Addressing guests at the opening of a three-day CIVICUS World Assembly in Canada recently, World Alliance for Citizen Participation Secretary General, Ingrid Srinath, stressed that world-wide civil society was “on the cusp of history” in its impact on democracy.
Civil society in most African countries, especially Zimbabwe, is facing a daily threat from government, with repressive laws and police brutality being used to curtail their participation in leading the democratic struggle, but Srinath said that it was up to civil society representatives to ensure that it would be a positive change and not a slide into irrelevance and highlighted the need for a vibrant civil society sector to tackle global challenges.
“Worldwide outrage at economic injustice combined with loss of faith in institutions, government, business and media, is fuelling mass uprisings from Chile to China,” said Srinath.
“Together with new ways of communicating, connecting and mobilising, these present an unprecedented opportunity for civil society, as the most trusted sector, to build critical mass and proffer alternative models.”

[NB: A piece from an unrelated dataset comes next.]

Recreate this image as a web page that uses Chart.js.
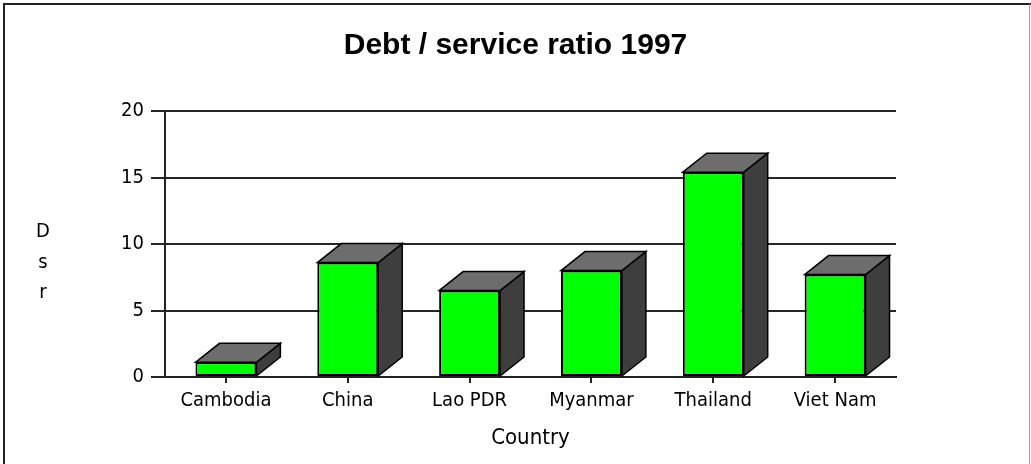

Srinath added that civil society also faced “grave internal and external threats”, as identified in CIVICUS’ recent global state of civil society report.
“There are disconnections between organised and informal civil society, and between espoused and practiced values,” she said, adding that the CIVICUS report also validated the efficacy of networks and coalitions and the threats to both space and resources.
CIVICUS has worked for nearly two decades to strengthen citizen action and civil society throughout the world, especially in areas where participatory democracy and citizens' freedom of association are threatened and has a vision of a global community of active, engaged citizens committed to the creation of a more just and equitable world.